>>>>>

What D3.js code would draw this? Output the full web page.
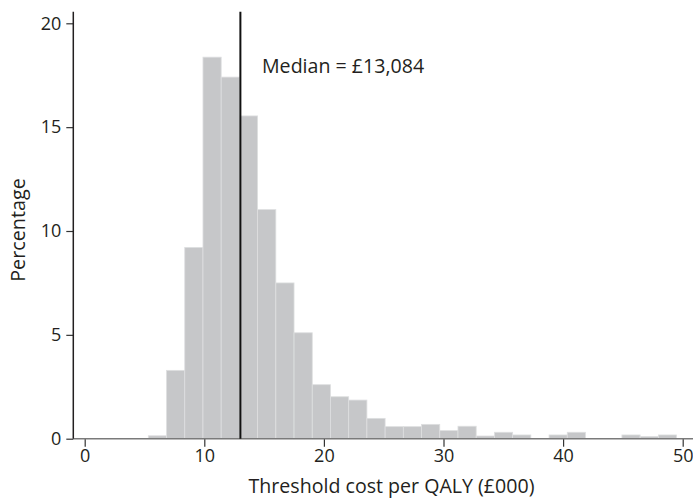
<!DOCTYPE html>
<html>
<head>
<meta charset="utf-8">
<script src="https://cdn.jsdelivr.net/npm/d3@7"></script>
<style>
  html, body { margin: 0; padding: 0; background: #fff; }
  svg { display: block; }
  text { font-family: "Open Sans", "Noto Sans", sans-serif; fill: #231f20; }
</style>
</head>
<body>
<svg id="chart" width="693" height="499"></svg>
<script>
// ---- data ----
const binStart = 5.32;      // £000, lower edge of first bin
const binWidth = 1.523;     // £000
const percentages = [0.14, 3.29, 9.21, 18.37, 17.41, 15.54, 11.03, 7.50, 5.10, 2.60,
                     2.02, 1.86, 0.98, 0.58, 0.58, 0.69, 0.39, 0.60, 0.13, 0.31,
                     0.18, 0, 0.18, 0.31, 0, 0, 0.18, 0.11, 0.18];
const xTicks = [0, 10, 20, 30, 40, 50];
const yTicks = [0, 5, 10, 15, 20];
const median = 13.084;
const medianLabel = "Median = £13,084";
const xTitle = "Threshold cost per QALY (£000)";
const yTitle = "Percentage";

const bins = percentages.map((p, i) => ({ x0: binStart + i * binWidth, x1: binStart + (i + 1) * binWidth, p }));

// ---- layout ----
const svg = d3.select("#chart");
const x = d3.scaleLinear().domain([0, 50]).range([84.7, 682.7]);
const y = d3.scaleLinear().domain([0, 20]).range([438.7, 23.3]);
const axisX = 73.3;
const topY = 11.7;

// bars
svg.append("g").selectAll("rect").data(bins).enter().append("rect")
  .attr("x", d => x(d.x0))
  .attr("width", d => x(d.x1) - x(d.x0))
  .attr("y", d => y(d.p))
  .attr("height", d => y(0) - y(d.p))
  .attr("fill", "#c6c7c9")
  .attr("stroke", "#dedfe0")
  .attr("stroke-width", 0.8);

// x axis
const gx = svg.append("g").attr("transform", `translate(0,${y(0)})`)
  .call(d3.axisBottom(x).tickValues(xTicks).tickSize(8).tickPadding(3).tickSizeOuter(0));
gx.select(".domain").remove();
gx.append("line").attr("x1", axisX).attr("x2", 693).attr("y1", 0).attr("y2", 0)
  .attr("stroke", "#7a7a7a").attr("stroke-width", 1.6);
gx.selectAll(".tick line").attr("stroke", "#333").attr("stroke-width", 1.2);
gx.selectAll(".tick text").attr("font-size", 18).attr("fill", "#231f20")
  .style("font-family", '"Open Sans", sans-serif');

// y axis
const gy = svg.append("g").attr("transform", `translate(${axisX},0)`)
  .call(d3.axisLeft(y).tickValues(yTicks).tickSize(7).tickPadding(5).tickSizeOuter(0));
gy.select(".domain").remove();
gy.append("line").attr("x1", 0).attr("x2", 0).attr("y1", topY).attr("y2", y(0))
  .attr("stroke", "#231f20").attr("stroke-width", 1.5);
gy.selectAll(".tick line").attr("stroke", "#333").attr("stroke-width", 1.2);
gy.selectAll(".tick text").attr("font-size", 18).attr("fill", "#231f20")
  .style("font-family", '"Open Sans", sans-serif');

// median line
svg.append("line")
  .attr("x1", x(median) - 0.8).attr("x2", x(median) - 0.8)
  .attr("y1", topY).attr("y2", y(0))
  .attr("stroke", "#111").attr("stroke-width", 2);

svg.append("text").attr("x", 262).attr("y", 72.5)
  .attr("font-size", 19.6).text(medianLabel);

// titles
svg.append("text").attr("x", 391.5).attr("y", 493).attr("text-anchor", "middle")
  .attr("font-size", 19.6).text(xTitle);
svg.append("text").attr("transform", "translate(25,230) rotate(-90)")
  .attr("text-anchor", "middle").attr("font-size", 19.8).text(yTitle);
</script>
</body>
</html>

<<<<<

» **GOAL**: Repeat the data above exactly, but not the pictures.

» **SOLVED PROBLEM**:
What D3.js code would draw this? Output the full web page.
<!DOCTYPE html>
<html>
<head>
<meta charset="utf-8">
<script src="https://cdn.jsdelivr.net/npm/d3@7"></script>
<style>
  html, body { margin: 0; padding: 0; background: #fff; }
  svg { display: block; }
  text { font-family: "Open Sans", "Noto Sans", sans-serif; fill: #231f20; }
</style>
</head>
<body>
<svg id="chart" width="693" height="499"></svg>
<script>
// ---- data ----
const binStart = 5.32;      // £000, lower edge of first bin
const binWidth = 1.523;     // £000
const percentages = [0.14, 3.29, 9.21, 18.37, 17.41, 15.54, 11.03, 7.50, 5.10, 2.60,
                     2.02, 1.86, 0.98, 0.58, 0.58, 0.69, 0.39, 0.60, 0.13, 0.31,
                     0.18, 0, 0.18, 0.31, 0, 0, 0.18, 0.11, 0.18];
const xTicks = [0, 10, 20, 30, 40, 50];
const yTicks = [0, 5, 10, 15, 20];
const median = 13.084;
const medianLabel = "Median = £13,084";
const xTitle = "Threshold cost per QALY (£000)";
const yTitle = "Percentage";

const bins = percentages.map((p, i) => ({ x0: binStart + i * binWidth, x1: binStart + (i + 1) * binWidth, p }));

// ---- layout ----
const svg = d3.select("#chart");
const x = d3.scaleLinear().domain([0, 50]).range([84.7, 682.7]);
const y = d3.scaleLinear().domain([0, 20]).range([438.7, 23.3]);
const axisX = 73.3;
const topY = 11.7;

// bars
svg.append("g").selectAll("rect").data(bins).enter().append("rect")
  .attr("x", d => x(d.x0))
  .attr("width", d => x(d.x1) - x(d.x0))
  .attr("y", d => y(d.p))
  .attr("height", d => y(0) - y(d.p))
  .attr("fill", "#c6c7c9")
  .attr("stroke", "#dedfe0")
  .attr("stroke-width", 0.8);

// x axis
const gx = svg.append("g").attr("transform", `translate(0,${y(0)})`)
  .call(d3.axisBottom(x).tickValues(xTicks).tickSize(8).tickPadding(3).tickSizeOuter(0));
gx.select(".domain").remove();
gx.append("line").attr("x1", axisX).attr("x2", 693).attr("y1", 0).attr("y2", 0)
  .attr("stroke", "#7a7a7a").attr("stroke-width", 1.6);
gx.selectAll(".tick line").attr("stroke", "#333").attr("stroke-width", 1.2);
gx.selectAll(".tick text").attr("font-size", 18).attr("fill", "#231f20")
  .style("font-family", '"Open Sans", sans-serif');

// y axis
const gy = svg.append("g").attr("transform", `translate(${axisX},0)`)
  .call(d3.axisLeft(y).tickValues(yTicks).tickSize(7).tickPadding(5).tickSizeOuter(0));
gy.select(".domain").remove();
gy.append("line").attr("x1", 0).attr("x2", 0).attr("y1", topY).attr("y2", y(0))
  .attr("stroke", "#231f20").attr("stroke-width", 1.5);
gy.selectAll(".tick line").attr("stroke", "#333").attr("stroke-width", 1.2);
gy.selectAll(".tick text").attr("font-size", 18).attr("fill", "#231f20")
  .style("font-family", '"Open Sans", sans-serif');

// median line
svg.append("line")
  .attr("x1", x(median) - 0.8).attr("x2", x(median) - 0.8)
  .attr("y1", topY).attr("y2", y(0))
  .attr("stroke", "#111").attr("stroke-width", 2);

svg.append("text").attr("x", 262).attr("y", 72.5)
  .attr("font-size", 19.6).text(medianLabel);

// titles
svg.append("text").attr("x", 391.5).attr("y", 493).attr("text-anchor", "middle")
  .attr("font-size", 19.6).text(xTitle);
svg.append("text").attr("transform", "translate(25,230) rotate(-90)")
  .attr("text-anchor", "middle").attr("font-size", 19.8).text(yTitle);
</script>
</body>
</html>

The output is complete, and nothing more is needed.